I have been neglecting this little blog of mine.

It's not that I don't still love it, don't still feel the need to spill my guts to it every once in a while. And it's not that I have nothing to write about.

Indeed, perhaps I have too much.

As of tomorrow (Monday, Sept. 17), I will have 10 more working days.Ten more days as a reporter/clerk at The Times-Picayune newspaper. Ten more days of a 26-year career that I have loved. And sometimes hated. Ten days to cover the recovery of our area from Hurricane Isaac. Ten days of crime reports and holding my breath, hoping nothing explodes, nothing flips over, nothing breaks down and no one goes mad.

I no longer have to order toilet paper anymore because our office in LaPlace (the Arctic Outpost) was shut down two weeks ago because of mold after Hurricane Isaac. My co-workers and I have been working "remotely" (i.e. at home) -- which is what all the new "content producers" at the new version of the paper will be doing anyway.  This may have saved my sanity. At least I don't have to smile at customers who tell me how upset they are that the daily paper is ending on October 1st. 

So now I have ten days until I am free. Ten days until I am officially unemployed. Ten days to be "Lori Lyons of The Times-Picayune."

And then what?

Then I have a big-ass party on the 30th. One of our infamous luaus. Except this one will be "The Laid Off Luau." I'm getting laid off. Everyone else can come get leied. And I don't have to go to work the next day!

Click to play this Smilebox invite
Check this out. Just the song is worth it!

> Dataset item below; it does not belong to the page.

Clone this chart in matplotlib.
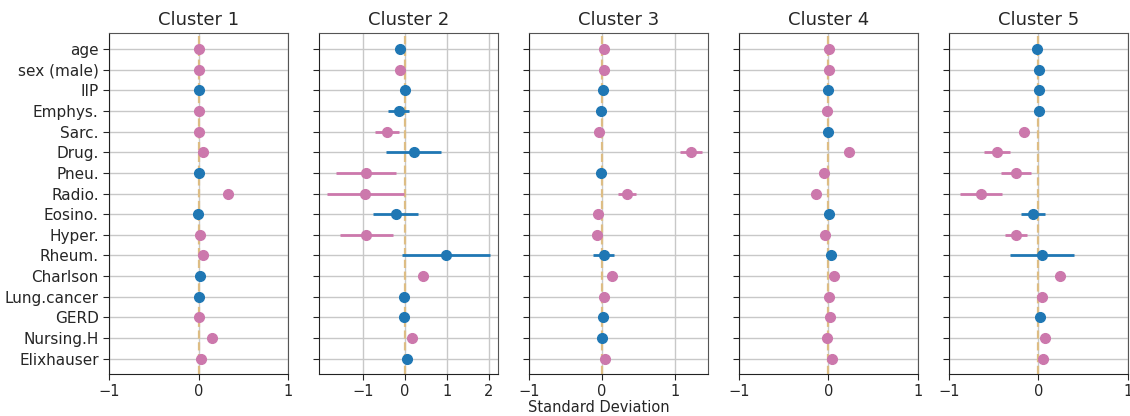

They're a lot of work, these parties. But fun. This will be sixth, complete with watermelon boats, an ugly Hawaiian shirt contest (there is a trophy!), pineapples and a cardboard cutout of a hula girl and surfer dude for photos (see above).  We had one scheduled for earlier in the summer until Marty's mom got sick and my mom got sick and my dog died and my best friend's husband was murdered.

So why am I having one now?

Because if I don't I will crumble into a heap on the floor and may never get up again. That's why. It's been one hell of a shitty summer.  I need something to look forward to -- besides my list of Gonna Dos when I'm done.

Retiring from The Times-Picayune, or even just moving on, used to be a really big deal, you know. Everyone would get a computer message to sign up for a fancy luncheon at some fancy New Orleans eatery. My one trip to Commander's Palace was for my friend Lily Jackson's retirement lunch long ago.

Sometimes there would be a message to meet at Molly's Bar in the French Quarter, where the retiree -- or smart person going off to greener pastures -- would be the guest bartender for the night.

Then, on their last day at the mother ship downtown we'd get another message to come for cake in the Art Department. The only problem was, the Art Department was in New Orleans and I was in the Arctic Outpost in LaPlace. So, there was no cake for me.

And when you're out in the Arctic Outpost, many of your colleagues simply become names in the paper. Not friends. Not workers. Not even acquaintances, really. Just names. And you have no idea how cool or witty or funny they are until you find them on Facebook.

But now a bunch of us are in the same boat. In 10 days we'll all be ex-colleagues and co-workers. Some have already moved on to greener pastures. Or just pastures. Others, like me, are hanging on by our fingernails to the very end -- just like Jack and Rose on the Titanic.

And there are big parties planned for the final weekend. Ex-Picayuners from all over the country are coming back to mourn the end of a once-great daily that will become a 3-times-per-week paper on October 1.  I won't be able to attend either, however, because I've committed myself to covering high school football on Friday and I'll probably be hanging palm fronds on Saturday. I wouldn't know anyone anyway.

So I'm giving myself my own damn party. Like I did when I turned 30. Like I should have done when I turned 40. And 50.

And you can bet your ass there will be cake.